When you were born, you know, everybody said it was the Evil Eye, that when the Chinaman put his hand over my eyes like that it was some kind of curse, a Chinese curse, and that’s what happened when you were born, though if that was the case, why didn’t it happen to Tony? He was my firstborn, right? Anyway, I don’t believe in that greaseball stuff. I’m American, don’t forget.

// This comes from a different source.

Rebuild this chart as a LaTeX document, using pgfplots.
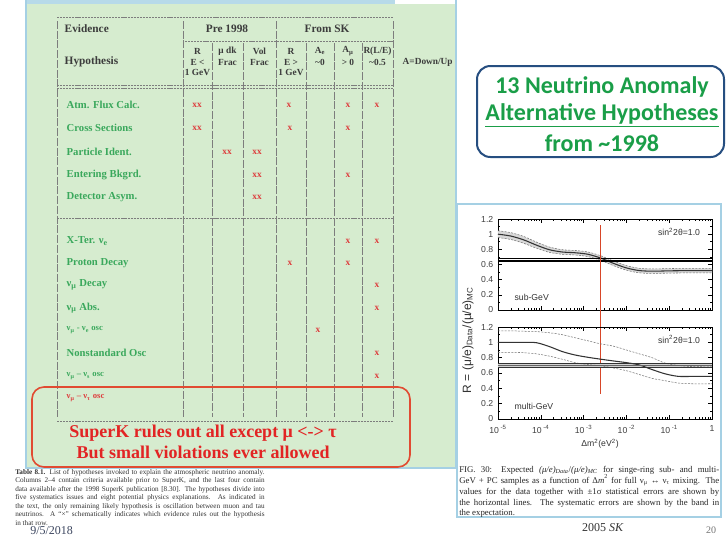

After the doctor got finished with me, the priest came upstairs, and I told him what had happened and he made me swear to God on the crucifix that I was telling the truth, and then I guess my mother finally believed me, and she looked at my father, and my father nodded, and then all the men went in the front room, my father and my grandfather and Pino, and then they went to get some other men — Mr. Bardoni who was also from Fiormonte, and Mr. Agnelli from the ice station, though I don’t know why they bothered to call him, he was probably in his office behind the icehouse, who knows where he was? And also my cousin Ralphie, do you remember Ralphie, Iggie? He used to play accordion, he was a very good musician, you should get in touch with him now that you’re doing so good with the piano. They all of them went downstairs to see the Chinaman, and what happened served him right.
Francesco Di Lorenzo, father to Stella, grandfather to Ike, in the intensive care unit of Bronx-Lebanon Hospital on the morning of June 17, 1973. He is ninety-two years, eleven months and ten days old. He will die at 11:50 A.M. Ike has been alone in the room with him since ten minutes to ten the night before. His grandfather is in a semicomatose state, and much of his speech is incoherent. Ike, too, has been talking. Together and separately, they are trying to understand something. They do not always hear each other because sometimes they are talking simultaneously. But now, as his grandfather tells his version of what happened with the Chinese laundryman, Ike is silent.
FRANCESCO: He lives like a pig, this China man, come un porco vero, capisci, Ignazio? We go down, we come in the store, he say hello, hello, I say what you do my daughter? He’s sweat, Ignazio, he’s work in the back when we come inside, he look at us, he does no understand. I say my daughter, my daughter, what you do? And Ralphie, he’s big man, he takes the China man, he throws him in back through the curtain, and we go in. This is my daughter, no? I must believe, no? She swears to the priest, she puts her hand on the cross and she swears this China man he does things to her. But in the back, where is the bed? No bed, Ignazio. On the floor is a straw... come si dice? Mat? Mattress? Come vuol’ dire? No bed. Only this skinny straw on the floor near where he irons the clothes. And Stella, she says there’s movie pictures on the wall, pictures of girls, but where? No pictures on the wall. And a calendar where? No calendar with a Chinese lady, no thing like that. So where she gets this in her head? She makes it up? Or he hides everything when she runs away? He hides the bed, he hides the pictures, he hides the calendar? Ralphie says what you do to Stella? He says I bandage her finger. Ralphie says I give you finger, and push him against the wall, and the China man he’s very scare, he looks at me, he looks at Pino and Giovanni and my father-law. I say aspetta, wait a minute, Ralph.
Because, Ignazio, tell me the true. If there is no bed and no pictures and no calendar, then maybe also there was no touch, eh? Maybe Stella don’t lie, I don’t think she lie, but maybe she think it happen what did not happen. So I sit down with the China man, and I say was my daughter here? My Stella? And he says yes.